Good luck with that. After a lifetime of being a hot-house plant, I don’t think he’d survive outside of it. Anyway, I don’t agree that the problem with the president is that he doesn’t press the flesh with enough people. Meeting with crowds wouldn’t break through his narcissism and unjustified arrogance.
Hobbes Was Right
…and Rousseau was wrong about war.
Rousseau was wrong about pretty much everything, and following his flawed philosophy has led to the suffering and death of hundreds of millions since.
The Reverse-Mussolini Fallacy
Some thoughts on (some) libertarians and the confederacy. As he points out, the south wasn’t opposed to a large centralized government — they just wanted to have one of their own to continue to enforce slavery.
Mitch Daniels
Why he was right about Howard Zinn. Not to mention schools of education.
As Glenn notes, Zinn was a communist, and his works (and those who admire them) should be no more worthy of respect than those of an avowed Nazi.
[Update a few minutes later]
More:
The AP story is a sort of hit job, intended to discredit Daniels who is coming up for his six-month review as head of Perdue University. Its actual effect, on me, anyway, was to increase my already high esteem for the man. Here is a chap that not only saved the state of Indiana from the fiscal nightmare that leftist-run states like Illinois and Michigan are suffering (remember Detroit?), but he is also someone who can spot a Communist fraud at 100 paces and isn’t afraid to say that left-wing propaganda is not the same as history and should not be purveyed as such on the taxpayer’s dime. Zinn’s book, wrote Daniels in one of those emails, “is a truly execrable, anti-factual piece of disinformation that misstates American history on every page.” That’s exactly right.
…Note well, Daniels doesn’t say Zinn’s book oughtn’t to be allowed to be published. He doesn’t want to censor the book. He merely says it shouldn’t be taught as history. He would, I’d wager, say the same thing about The Protocols of the Elders of Zion. And he’d be right.

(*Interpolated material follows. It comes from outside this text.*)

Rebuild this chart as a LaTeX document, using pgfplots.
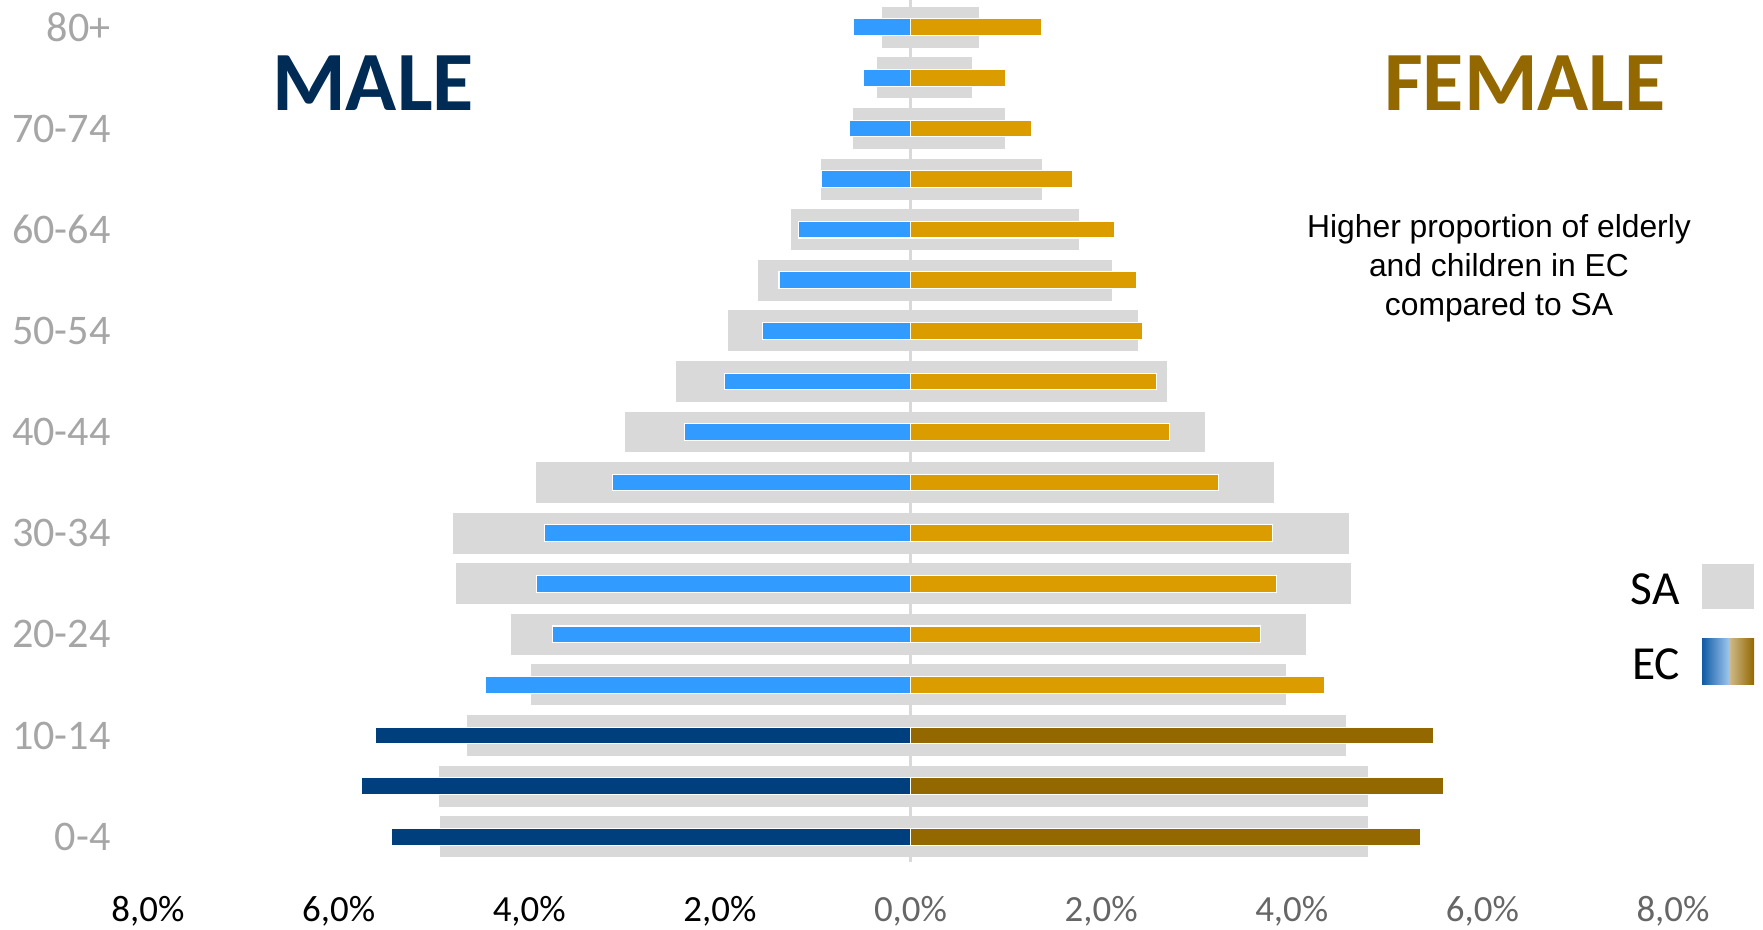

The country needs a lot more Mitch Danielses. It’s a shame that he didn’t run in 2008.
[Update late evening]
First link was broken. Fixed now. Sorry!
Independence
And a century and a half ago, along with the celebration of the 87th anniversary of the signing, the Union was celebrating the defeat of Lee’s Army of Northern Virginia the previous day at Gettysburg, and the fall of Vicksburg to Grant in the west. The southern cause’s fate was sealed.
Pickett’s Charge
Some thoughts on the 150th anniversary of the victory. I hadn’t realized that there was even a controversy about whose fault the loss was. I’d always thought it was clear that it was ultimately Lee’s responsibility — he ordered the charge — though having better information from Stuart might have resulted in different decisions on his part. I think that, after his previous string of victories, he’d grown overconfident, and was overcome with hubris.
Also, a bonus link to libertarian perspectives on the war. I’ve always thought that the tragedy of the war was that states rights were so damaged because the southern states chose to use them to defend slavery.
[Update a few minutes later]
How not to remember Gettysburg:
What, one must say, led this prolific best-selling writer to think anyone concerned with the meaning of Gettysburg would give a damn about where she and her husband slept when they were overnight guests at the White House? I was waiting to hear her say that, unlike others, she didn’t have to pay for the honor. And anyone who read her Dartmouth commencement address already knew this story.
As a historian, Kearns Goodwin should know that history is the means by which we, as a people, learn about our country’s past — how our ancestors took risks and measures that made the United States the hope of the world and created the great republic in which we now live and breathe as free men and women. Instead, Kearns Goodwin used the occasion of the 150th anniversary of the most important battle held on our own land to talk about herself, and the would-be greatness of the contemporary liberals she holds in esteem.
No less than what I would have expected.
Little Round Top
Gouverneur K. Warren and Joshua Chamberlain probably saved the Union from defeat in the battle, and perhaps the war itself, a hundred and fifty years ago today.